Unprecedented Time in our Modern World

By Broc Jahnke

Broc is the Lead Care & Support Pastor at Hope Fellowship in the Frisco and McKinney area. Hope Fellowship is committed to giving us all hope during this time. Broc is also the co-host of the Mindful Marriage podcast, available wherever you get your podcasts.


 

As far back as I can remember, worry has accompanied me like an uninvited friend that continually misses the social cues that it’s time to go. In college I worried that I would never get a job after school, that I would never find someone to love, and that I would never be at peace with myself. I still worry. Whenever I get called into the boss’s office, my first thought is that I have done something wrong and the hammer is about to come down. I worry whenever the house doesn’t feel warm enough because obviously the heater has gone out and now we’ll have an expensive repair on our hands. As you can see, worry just doesn’t grab onto those hints that it is time to leave.

And now, here comes an unprecedented time in our modern world. COVID-19 is spreading across our globe, the future is uncertain, and worry is no longer the friend that stays too long—it is the friend that wants to move in and sleep on the couch “just for a few days.”

Several years ago I started to realize that I was not a broken human being because of my worry, but that I was a human being in need of some new guidance, a human being in need of some new behavioral patterns, and a human being in need of a new perspective on life. I needed a new way of thinking about things, because the current model was not as effective as I hoped it would be.

Admittedly, I have always been a theology junkie. I love to study how people throughout history have thought about God. Recently, in conjunction with my theological brain, I have become sort of a psychology junkie as well. I guess you could say I am now a “psycho-theology” junkie. Wait, that may not be a great term to describe me… but for the sake of time, let’s go with it.

In that pursuit, I have become fascinated with cognitive behavioral therapy. In very simple terms, if you can change the thoughts in your brain, then you have a great chance of changing your behavior. I believe the Bible puts it this way. “Be transformed by the renewing of your mind” (Romans 12:2). If somehow I could find a better way of shaping my thoughts, then maybe worry wouldn’t have so much power.

In my opinion, a proper understanding of God and worry sounds something like this: God is faithful, God is powerful, God is ever-present, God is all knowing, God is compassionate, and God is aware of our needs. If I can keep my focus on those truths, then it seems like I can handle whatever comes my way. Read Matthew 6:25-34 for my full perspective.

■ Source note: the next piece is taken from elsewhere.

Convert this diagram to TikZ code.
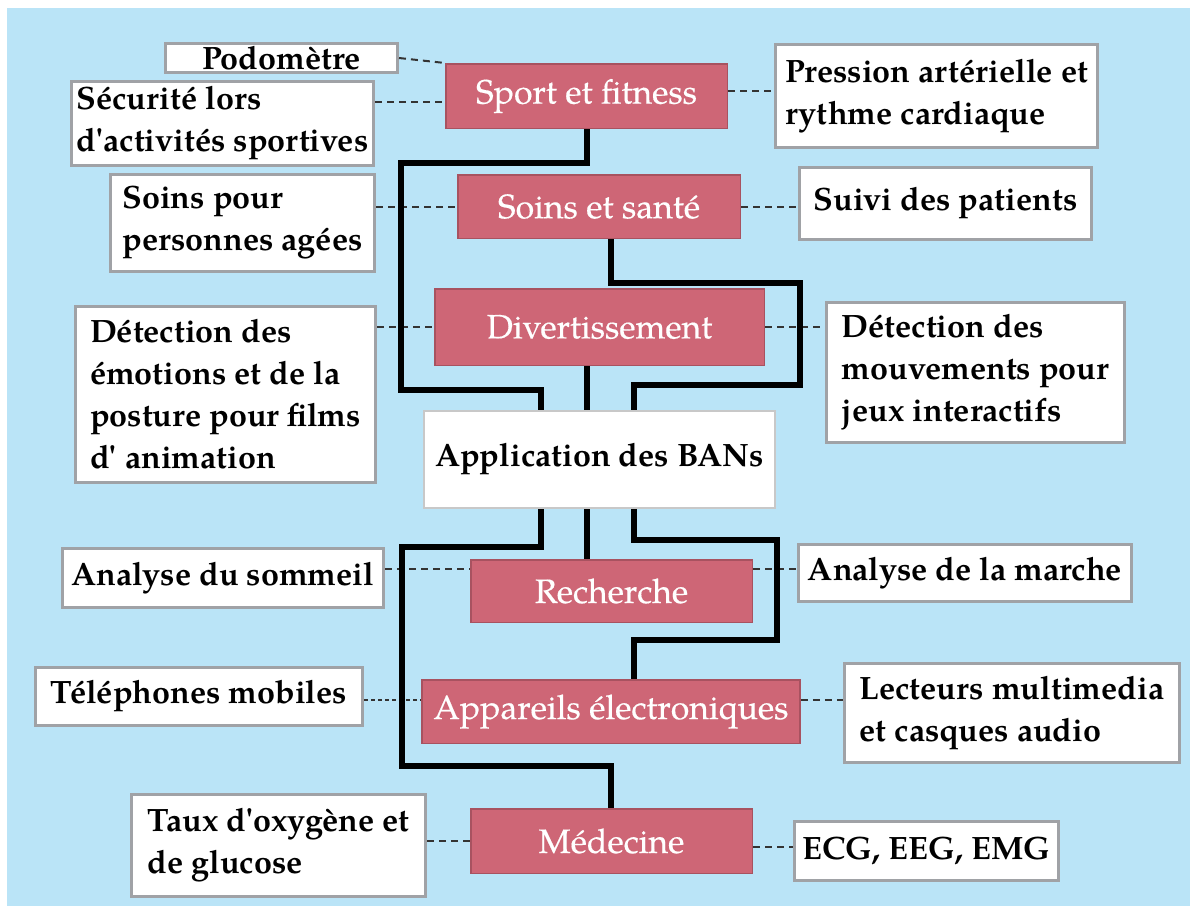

So my battle is not trying to control my world so that nothing goes wrong—it’s about keeping my mind focused on the right things in the midst of things that are out of my control.

If you’re worried during this uncertain time, you’re not alone. However, we most definitely need to change our thinking patterns to get through this. Here are some things to try. Go on a walk and look at the birds and trees and remember the words of Matthew 6. Start saying some prayers of thanksgiving (all the blessings you see around you). Listen to more worship or uplifting music (music has great power to direct our brains). Do something nice for another human being (it’s amazing how powerful that can be in our battle against worry). And limit your news and social media consumption.

Worry may not pick up on the cue that it is time to leave, but we can lessen its effect on our lives. Finally, make this prayer of serenity a daily part of your life as you put our focus on helpful things:

“God, grant me the serenity to accept the things I cannot change, the courage to change the things I can, and the wisdom to know the difference. Living one day at a time, enjoying one moment at a time; accepting hardship as a pathway to peace; taking, as Jesus did, this sinful world as it is, not as I would have it; trusting that You will make all things right if I surrender to Your will; so that I may be reasonably happy in this life and supremely happy with You forever in the next.” Amen.